Y qué es el confinamiento sino un asunto de espacio, y como todo asunto de espacio, también lo es de tiempo. Un tiempo lento, aburrido y en ocasiones angustiante dentro de cuatro paredes, alejados de todo contacto social. A menor espacio, el tiempo se vuelve más lento.
Pero contrario a la percepción generalizada del confinamiento, la vida afuera se ha acelerado: la información, los protocolos, el manejo de la enfermedad. Todo está en constante cambio, de un día para otro, de un momento a otro. La supuesta pausa en el tiempo antes de volver a la normalidad no es del todo cierta, al menos no para todos.

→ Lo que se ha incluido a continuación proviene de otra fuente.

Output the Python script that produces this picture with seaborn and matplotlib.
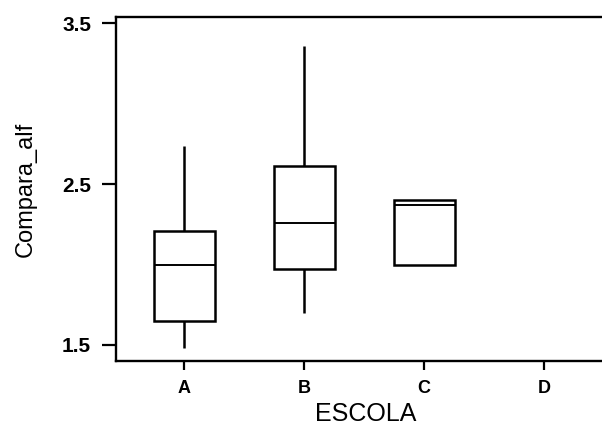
import matplotlib
matplotlib.use("Agg")
import matplotlib.pyplot as plt
import seaborn as sns
import pandas as pd

# Box statistics (low whisker, Q1, median, Q3, high whisker)
schools = ["A", "B", "C"]
order = ["A", "B", "C", "D"]
whisker_low = [1.48, 1.70, 2.00]
q1 = [1.65, 1.97, 2.00]
median = [2.00, 2.26, 2.37]
q3 = [2.21, 2.61, 2.40]
whisker_high = [2.74, 3.36, 2.40]

rows = []
for i, s in enumerate(schools):
    for v in (whisker_low[i], q1[i], median[i], q3[i], whisker_high[i]):
        rows.append({"ESCOLA": s, "Compara_alf": v})
df = pd.DataFrame(rows)

sns.set_theme(style="white")
plt.rcParams["font.family"] = ["Liberation Sans", "DejaVu Sans"]
plt.rcParams["text.color"] = "black"
plt.rcParams["axes.labelcolor"] = "black"
plt.rcParams["xtick.color"] = "black"
plt.rcParams["ytick.color"] = "black"

fig = plt.figure(figsize=(6.02, 4.34), dpi=100)
ax = fig.add_axes([116 / 602, 73 / 434, (616 - 116) / 602, (361 - 17) / 434])

sns.boxplot(data=df, x="ESCOLA", y="Compara_alf", order=order, ax=ax,
            whis=(0, 100), width=0.51, fill=True, color="white",
            linecolor="black", linewidth=1.8, showcaps=False,
            showfliers=False,
            medianprops={"linewidth": 1.4})

ax.set_xlim(-0.57, 3.6)
ax.set_ylim(1.40, 3.54)
ax.set_yticks([1.5, 2.5, 3.5])
ax.set_yticklabels(["1.5", "2.5", "3.5"], fontweight="bold", fontsize=15)
ax.set_xticks(range(4))
ax.set_xticklabels(order, fontweight="bold", fontsize=13)
ax.tick_params(axis="y", length=10, width=1.6, colors="black", pad=8, left=True)
ax.tick_params(axis="x", length=6.5, width=1.6, colors="black", pad=7, bottom=True)

for side in ["top", "left", "bottom", "right"]:
    ax.spines[side].set_visible(True)
    ax.spines[side].set_color("black")
    ax.spines[side].set_linewidth(1.7)

ax.set_xlabel("ESCOLA", fontsize=18, labelpad=4, color="black")
ax.set_ylabel("Compara_alf", fontsize=17, labelpad=18, color="black")

fig.savefig("out.png", dpi=100)
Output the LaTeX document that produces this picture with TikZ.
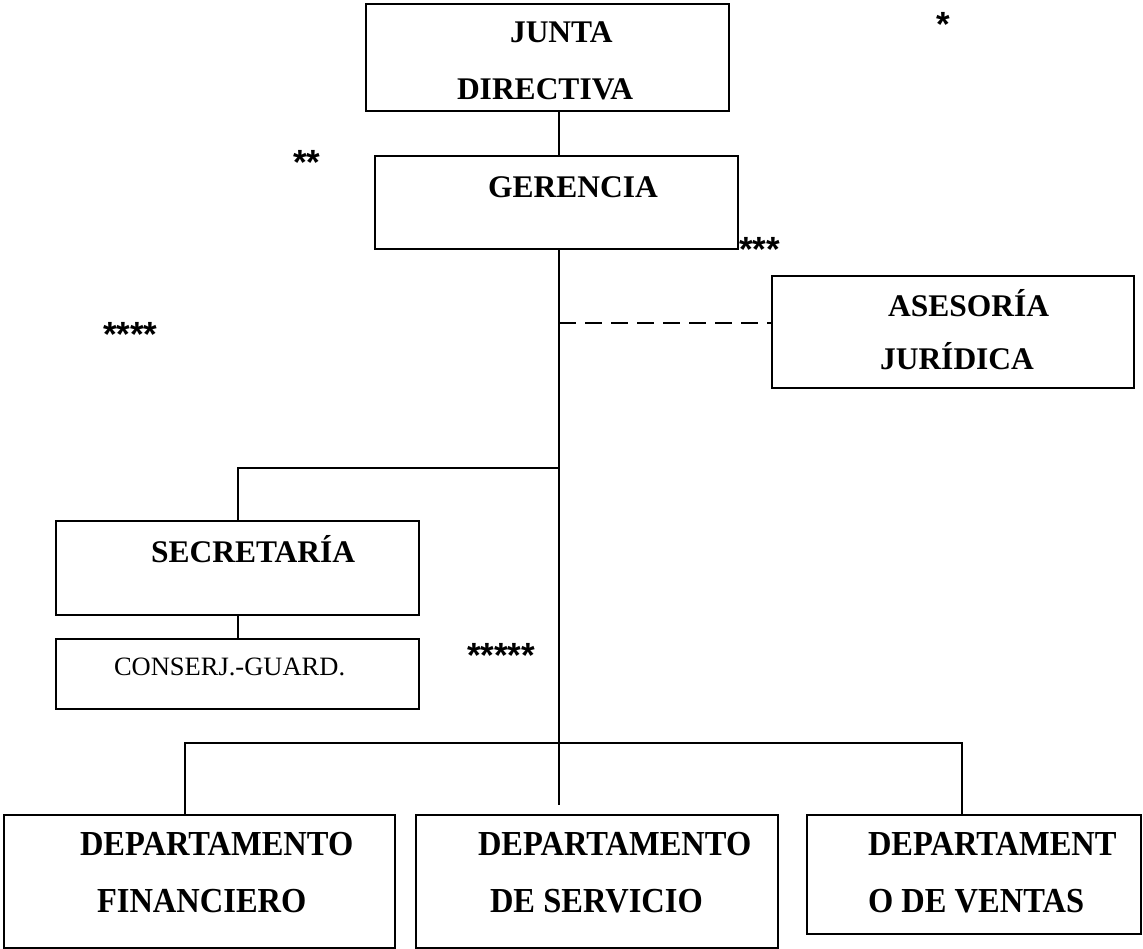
\documentclass[tikz,border=0pt]{standalone}
\usepackage{fontspec}
\setmainfont{Liberation Serif}
\newfontfamily\starfont{Liberation Sans}
\tikzset{
  box/.style={draw=black, line width=2.2pt, rectangle, inner sep=0pt, anchor=north west},
  conn/.style={draw=black, line width=1.8pt},
  dashconn/.style={conn, dash pattern=on 17pt off 9pt},
  btxt/.style={anchor=base west, inner sep=0pt, outer sep=0pt, font=\fontsize{31.5}{36}\selectfont\bfseries},
  dtxt/.style={btxt, font=\fontsize{32.5}{36}\selectfont\bfseries, yscale=1.08},
  rtxt/.style={anchor=base west, inner sep=0pt, outer sep=0pt, font=\fontsize{26.5}{30}\selectfont},
  stars/.style={anchor=base west, inner sep=0pt, outer sep=0pt, font=\starfont\fontsize{35}{38}\selectfont\bfseries}
}
\begin{document}
\begin{tikzpicture}[x=1pt,y=-1pt]
\useasboundingbox[fill=white] (0,0) rectangle (1143,949);

% boxes
\node[box, minimum width=363pt, minimum height=107pt] (junta) at (365,3) {};
\node[box, minimum width=363pt, minimum height=93pt] (gerencia) at (374,155) {};
\node[box, minimum width=362pt, minimum height=112pt] (asesoria) at (771,275) {};
\node[box, minimum width=363pt, minimum height=94pt] (secretaria) at (55,520) {};
\node[box, minimum width=363pt, minimum height=70pt] (conserj) at (55,638) {};
\node[box, minimum width=391pt, minimum height=133pt] (dfin) at (3,814) {};
\node[box, minimum width=362pt, minimum height=133pt] (dser) at (415,814) {};
\node[box, minimum width=334pt, minimum height=119pt] (dven) at (806,814) {};

% texts
\node[btxt] (tjunta1) at (510,43) {JUNTA};
\node[btxt] (tjunta2) at (457,100) {DIRECTIVA};
\node[btxt] (tger) at (488,198) {GERENCIA};
\node[btxt] (tase1) at (888,317) {ASESORÍA};
\node[btxt] (tase2) at (880,370) {JURÍDICA};
\node[btxt] (tsec) at (151,562) {SECRETARÍA};
\node[rtxt] (tcon) at (114,675) {CONSERJ.-GUARD.};
\node[dtxt] (tfin1) at (80,855) {DEPARTAMENTO};
\node[dtxt] (tfin2) at (97,912) {FINANCIERO};
\node[dtxt] (tser1) at (478,855) {DEPARTAMENTO};
\node[dtxt] (tser2) at (490,912) {DE SERVICIO};
\node[dtxt] (tven1) at (868,855) {DEPARTAMENT};
\node[dtxt] (tven2) at (868,912) {O DE VENTAS};

% asterisks
\node[stars] (s1) at (936,37) {*};
\node[stars] (s2) at (293,175) {**};
\node[stars] (s3) at (739,262) {***};
\node[stars] (s4) at (103,347) {****};
\node[stars] (s5) at (467,667) {*****};

% connector helpers
\coordinate (spine) at (559,0);
\coordinate (spineend) at (559,805);
\coordinate (dashy) at (0,323);
\coordinate (secy) at (0,468);
\coordinate (busL) at (185,743);
\coordinate (busR) at (962,743);

% connectors
\draw[conn] (junta.south -| spine) -- (gerencia.north -| spine);
\draw[conn] (gerencia.south -| spine) -- (spineend);
\draw[dashconn] (spine |- dashy) -- (asesoria.west |- dashy);
\draw[conn] (spine |- secy) -| (secretaria.north);
\draw[conn] (secretaria.south) -- (conserj.north);
\draw[conn] (dfin.north -| busL) |- (busR) -- (dven.north -| busR);
\end{tikzpicture}
\end{document}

Nuestra vida parece evadirse de su curso natural, vivimos dos diferentes temporalidades: por un lado el tiempo lento para los confinados y por otro el tiempo acelerado para los que no han parado, para los que viven al día, para los que buscan trabajo, para los que buscan comida y, sobre todo, para el personal de salud que está en la primera línea para combatir la emergencia.
Esperar se convertirá en la gran virtud de esta época. Esperar mientras no tenemos tiempo. Esperar nuestro turno para adquirir algo de primera necesidad, esperar una vacuna, esperar para abrazarnos. Esperar mientras el tiempo se diluye.
Entonces, la desigualdad, otra vez. Es como cuando viras en un barco tras colisionar con un iceberg: siempre existen los privilegiados con un bote salvavidas y los que naufragan.